“Distensão” é a palavra de ordem no Brasil atual. Ela não significa a eliminação das divergências ou das discordâncias, mas a capacidade de manifestá-las sem violências ou constrangimentos. Mas engana-se quem acredita que são apenas os dois lados da recém-encerrada disputa eleitoral que precisam baixar as armas. A distensão também precisa vir das instituições – e, em especial, do Poder Judiciário.
Durante o julgamento no plenário do TSE em que se votava a resolução que daria poder de polícia à corte, com a possibilidade de seu presidente ordenar de ofício a remoção de conteúdos “sabidamente inverídicos” que já tivessem sido alvo de julgamento anterior do tribunal, o ministro Edson Fachin usou uma expressão curiosíssima para se referir a tudo o que vinha ocorrendo graças à propensão da corte ao ativismo judicial.
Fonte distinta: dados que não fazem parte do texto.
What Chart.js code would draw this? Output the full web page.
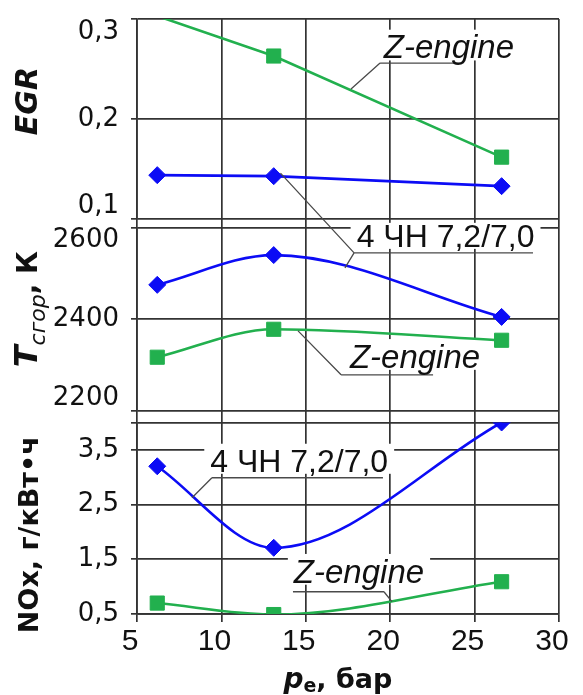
<!DOCTYPE html>
<html>
<head>
<meta charset="utf-8">
<script src="https://cdn.jsdelivr.net/npm/chart.js@4.4.1/dist/chart.umd.min.js"></script>
<style>
  html, body { margin: 0; padding: 0; background: #fff; }
  #wrap { width: 583px; height: 695px; }
</style>
</head>
<body>
<div id="wrap"><canvas id="myChart" width="583" height="695"></canvas></div>
<script>
// values
const pe = [6.2, 13.1, 26.6];            // p_e, bar
const egr4ChN = [0.144, 0.143, 0.133];
const egrZ = [0.303, 0.263, 0.162];
const tgor4ChN = [2475, 2540, 2405];
const tgorZ = [2317, 2378, 2354];
const nox4ChN = [3.2, 1.71, 4.0];
const noxZ = [0.7, 0.49, 1.09];

const xTicks = [5, 10, 15, 20, 25, 30];
const egrTicks = [0.1, 0.2, 0.3];
const tgorTicks = [2200, 2400, 2600];
const noxTicks = [0.5, 1.5, 2.5, 3.5, 4.0];
const noxTickLabels = ['0,5', '1,5', '2,5', '3,5', ''];

const BLUE = '#0c0cf5';
const GREEN = '#22b04e';
const GRID = '#333';
const INK = '#111';

function comma(v) { return v.toFixed(1).replace('.', ','); }

// lowest label goes up, highest goes down, so they stay inside the panel
function edgeLabel(text, i, n) {
  if (i === 0) return [text, ''];
  if (i === n - 1) return ['', text];
  return text;
}

const tickFont = {family: 'DejaVu Sans', size: 26, lineHeight: 1.0};

function panelAxis(min, max, values, weight, labelFn) {
  return {
    type: 'linear', position: 'left', stack: 'panels', stackWeight: weight,
    min: min, max: max,
    grid: {color: GRID, lineWidth: 1.7, tickLength: 6},
    border: {display: true, color: GRID, width: 1.7},
    ticks: {font: tickFont, color: INK, padding: 12, autoSkip: false, callback: labelFn},
    afterBuildTicks: s => { s.ticks = values.map(v => ({value: v})); },
    afterFit: s => { s.width = 137; s.paddingTop = 0; s.paddingBottom = 0; }
  };
}

function spacer(weight) {
  return {
    type: 'linear', position: 'left', stack: 'panels', stackWeight: weight,
    grid: {display: false}, border: {display: false}, ticks: {display: false},
    afterFit: s => { s.width = 137; s.paddingTop = 0; s.paddingBottom = 0; }
  };
}

function series(ys, axis, color, style, radius, smooth) {
  return {
    data: pe.map((x, i) => ({x: x, y: ys[i]})),
    yAxisID: axis,
    borderColor: color,
    backgroundColor: color,
    borderWidth: 2.6,
    pointStyle: style,
    // a point above the panel top is not drawn (the line still runs to it)
    pointRadius: c => (c.raw && c.raw.y > c.chart.scales[axis].max ? 0 : radius),
    pointBorderWidth: 1,
    tension: smooth ? 0.4 : 0,
    cubicInterpolationMode: smooth ? 'monotone' : 'default'
  };
}

// callout labels: text centre/baseline, underline and leader lines, in data units
const notes = [
  {text: 'Z-engine', italic: true, size: 33, axis: 'yEgr', x: 23.48, y: 0.2606,
   under: [19.4, 24.25, 0.256],
   leaders: [[19.4, 0.256, 17.68, 0.230, 'yEgr']]},
  {text: '4 ЧН 7,2/7,0', italic: false, size: 32, axis: 'yT', x: 23.28, y: 2557.9, padTop: 1,
   under: [17.86, 28.46, 2544.8],
   leaders: [[17.86, 2544.8, 13.5, 0.146, 'yEgr'], [17.86, 2544.8, 17.32, 2512, 'yT']]},
  {text: 'Z-engine', italic: true, size: 33, axis: 'yT', x: 21.47, y: 2293.8,
   under: [17.09, 22.54, 2278.6],
   leaders: [[17.09, 2278.6, 14.54, 2374.6, 'yT']]},
  {text: '4 ЧН 7,2/7,0', italic: false, size: 32, axis: 'yNox', x: 14.61, y: 3.099,
   under: [9.44, 19.57, 2.99],
   leaders: [[9.44, 2.99, 8.26, 2.624, 'yNox']]},
  {text: 'Z-engine', italic: true, size: 33, axis: 'yNox', x: 18.15, y: 1.072,
   under: [14.24, 19.63, 0.907],
   leaders: [[19.63, 0.907, 20.1, 0.725, 'yNox']]}
];

function noteFont(n) {
  return (n.italic ? 'italic ' : '') + n.size + "px 'Liberation Sans', Arial, sans-serif";
}

const calloutPlugin = {
  id: 'callouts',
  beforeDatasetsDraw(chart) {
    const c = chart.ctx, sx = chart.scales.x;
    c.save();
    notes.forEach(n => {
      const sy = chart.scales[n.axis];
      c.font = noteFont(n);
      const w = c.measureText(n.text).width;
      const cx = sx.getPixelForValue(n.x), by = sy.getPixelForValue(n.y);
      const cap = 0.72 * n.size;
      const top = by - cap - (n.padTop !== undefined ? n.padTop : 5);
      c.fillStyle = '#fff';
      c.fillRect(cx - w / 2 - 6, top, w + 12, by + 2 - top);
    });
    c.restore();
  },
  afterDatasetsDraw(chart) {
    const c = chart.ctx, sx = chart.scales.x;
    c.save();
    notes.forEach(n => {
      const sy = chart.scales[n.axis];
      c.strokeStyle = '#4a4a4a';
      c.lineWidth = 1.3;
      c.beginPath();
      c.moveTo(sx.getPixelForValue(n.under[0]), sy.getPixelForValue(n.under[2]));
      c.lineTo(sx.getPixelForValue(n.under[1]), sy.getPixelForValue(n.under[2]));
      n.leaders.forEach(l => {
        c.moveTo(sx.getPixelForValue(l[0]), sy.getPixelForValue(l[1]));
        c.lineTo(sx.getPixelForValue(l[2]), chart.scales[l[4]].getPixelForValue(l[3]));
      });
      c.stroke();
      c.font = noteFont(n);
      c.fillStyle = INK;
      c.textAlign = 'center';
      c.textBaseline = 'alphabetic';
      c.fillText(n.text, sx.getPixelForValue(n.x), sy.getPixelForValue(n.y));
    });
    c.restore();
  }
};

// axis titles with mixed fonts (subscripts), rotated on the left
const FAM = "'DejaVu Sans', sans-serif";
const yTitles = [
  {axis: 'yEgr', at: 0.218, base: 37, runs: [['EGR', 'italic bold 30px ' + FAM, 0]]},
  {axis: 'yT', at: 2422, base: 37, runs: [['T', 'italic bold 32px ' + FAM, 0],
                                         ['сгор', 'italic 22px ' + FAM, 8],
                                         [', К', 'bold 28px ' + FAM, 0]]},
  {axis: 'yNox', at: 1.95, base: 38, runs: [['NOx, г/кВт•ч', 'bold 27px ' + FAM, 0]]}
];
const xTitle = {at: 16.9, base: 688, runs: [['p', 'italic bold 28px ' + FAM, 0],
                                             ['e', 'bold 19px ' + FAM, 4],
                                             [', бар', 'bold 27px ' + FAM, 0]]};

function drawRuns(c, runs) {
  let total = 0;
  runs.forEach(r => { c.font = r[1]; total += c.measureText(r[0]).width; });
  let x = -total / 2;
  runs.forEach(r => {
    c.font = r[1];
    c.fillText(r[0], x, r[2]);
    x += c.measureText(r[0]).width;
  });
}

const titlePlugin = {
  id: 'titles',
  afterDraw(chart) {
    const c = chart.ctx;
    c.save();
    c.fillStyle = INK;
    c.textAlign = 'left';
    c.textBaseline = 'alphabetic';
    yTitles.forEach(t => {
      c.save();
      c.translate(t.base, chart.scales[t.axis].getPixelForValue(t.at));
      c.rotate(-Math.PI / 2);
      drawRuns(c, t.runs);
      c.restore();
    });
    c.save();
    c.translate(chart.scales.x.getPixelForValue(xTitle.at), xTitle.base);
    drawRuns(c, xTitle.runs);
    c.restore();
    c.restore();
  }
};

const ctx = document.getElementById('myChart');
const cht = new Chart(ctx, {
  type: 'line',
  data: {
    datasets: [
      series(egr4ChN, 'yEgr', BLUE, 'rectRot', 8.5, false),
      series(egrZ, 'yEgr', GREEN, 'rect', 10, false),
      series(tgor4ChN, 'yT', BLUE, 'rectRot', 8.5, true),
      series(tgorZ, 'yT', GREEN, 'rect', 10, true),
      series(nox4ChN, 'yNox', BLUE, 'rectRot', 8.5, true),
      series(noxZ, 'yNox', GREEN, 'rect', 10, true)
    ]
  },
  options: {
    responsive: false,
    animation: false,
    layout: {padding: {top: 19, right: 24, left: 0, bottom: 0}},
    plugins: {legend: {display: false}, tooltip: {enabled: false}},
    scales: {
      x: {
        type: 'linear', min: 5, max: 30,
        grid: {color: GRID, lineWidth: 1.7, tickLength: 8},
        border: {display: true, color: GRID, width: 1.7},
        ticks: {font: {family: "'Liberation Sans Narrow', 'Liberation Sans', Arial", size: 30},
                color: INK, padding: 2, labelOffset: -7, maxRotation: 0, autoSkip: false,
                callback: v => String(v)},
        afterBuildTicks: s => { s.ticks = xTicks.map(v => ({value: v})); },
        afterFit: s => { s.height = 81; s.paddingLeft = 0; s.paddingRight = 0; }
      },
      // stacked bottom to top
      yNox: panelAxis(0.5, 4.0, noxTicks, 191.6, (v, i) => noxTickLabels[i]),
      gap2: spacer(11.7),
      yT: panelAxis(2200, 2600, tgorTicks, 183.3, (v, i, t) => edgeLabel(String(v), i, t.length)),
      gap1: spacer(8.4),
      yEgr: panelAxis(0.1, 0.3, egrTicks, 200.3, (v, i, t) => edgeLabel(comma(v), i, t.length))
    }
  },
  plugins: [calloutPlugin, titlePlugin]
});
</script>
</body>
</html>
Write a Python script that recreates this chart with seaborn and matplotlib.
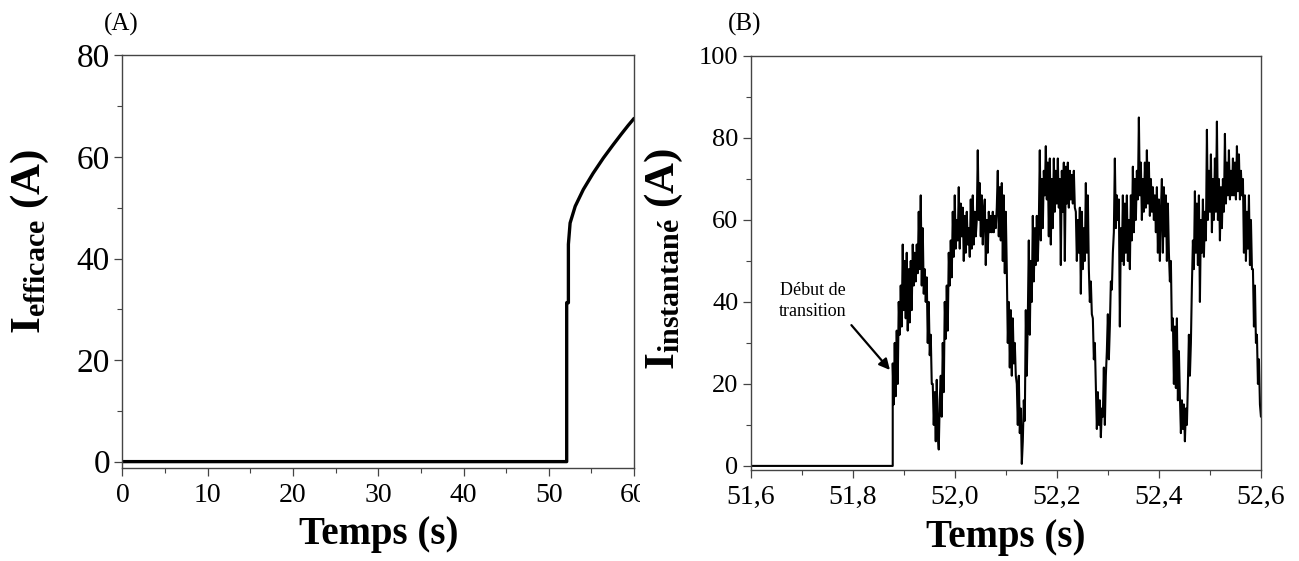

Fachin, que também integra o Supremo Tribunal Federal, falou em “arco de experimentação regulatória no ponto do enfrentamento ao complexo fenômeno da desinformação e dos seus impactos eleitorais”. Na mesma data, o plenário aprovava a censura prévia de um documentário da produtora Brasil Paralelo com justificativas que invocavam a “excepcionalidade” da situação, como se fosse possível abrir exceções a cláusulas pétreas constitucionais.
É preciso devolver o Brasil à normalidade democrática, judicial e constitucional. É preciso recuperar o verdadeiro sentido da liberdade de expressão, tão vilipendiada nos últimos anos com inquéritos abusivos, censuras e perseguição a brasileiros que não fizeram nada além de manifestar opiniões privadamente.
O fato é que a cúpula do Judiciário brasileiro vem colocando em prática um “arco de experimentação regulatória” ao menos desde 2019 – neste período eleitoral, apenas aumentou-se a dosagem do “remédio”. E podemos dizer, com toda a certeza, que o experimento é um fracasso completo. O Brasil não se tornou um país mais democrático, muito pelo contrário: agora, o princípio de que o Judiciário só age quando provocado tornou-se coisa do passado; a divulgação de fatos verídicos é proibida, enquanto a corte eleitoral chancela até mesmo direitos de resposta com informações factualmente mentirosas; a censura prévia está de volta; e cidadãos brasileiros recebem a visita das autoridades policiais por cometerem “crimes de pensamento” e “crimes de cogitação” em conversas privadas, realizadas em grupos de WhatsApp.
O Tribunal Superior Eleitoral empenhou-se tanto em seu “arco de experimentação” que conseguiu desmoralizar a si mesmo, tornando-se agente político e desequilibrando o processo eleitoral quando deveria pautar-se pela intervenção mínima de modo a garantir igualdade de condições entre os dois candidatos que foram ao segundo turno.
Por isso, é preciso dizer com clareza que o tempo da “experimentação” acabou. É preciso devolver o Brasil à normalidade democrática, judicial e constitucional. É preciso recuperar o verdadeiro sentido da liberdade de expressão, tão vilipendiada nos últimos anos com inquéritos abusivos, desmonetizações, censuras, remoção de perfis em mídias sociais e perseguição a brasileiros que não fizeram nada além de manifestar opiniões privadamente. O caso dos oito empresários vítimas de perseguição judicial pelas mãos de Alexandre de Moraes, relator dos inquéritos das fake news, dos “atos antidemocráticos” e das “milícias digitais” no Supremo, é apenas um ponto extremo de todo um ciclo de arbitrariedades que não tem razão alguma para se perpetuar, até porque jamais deveria ter existido.
De nada adianta que bolsonaristas e petistas se empenhem em jogar dentro das “quatro linhas” da Constituição se o Judiciário também não fizer o mesmo a partir de agora. Não se defende a democracia violando as liberdades democráticas.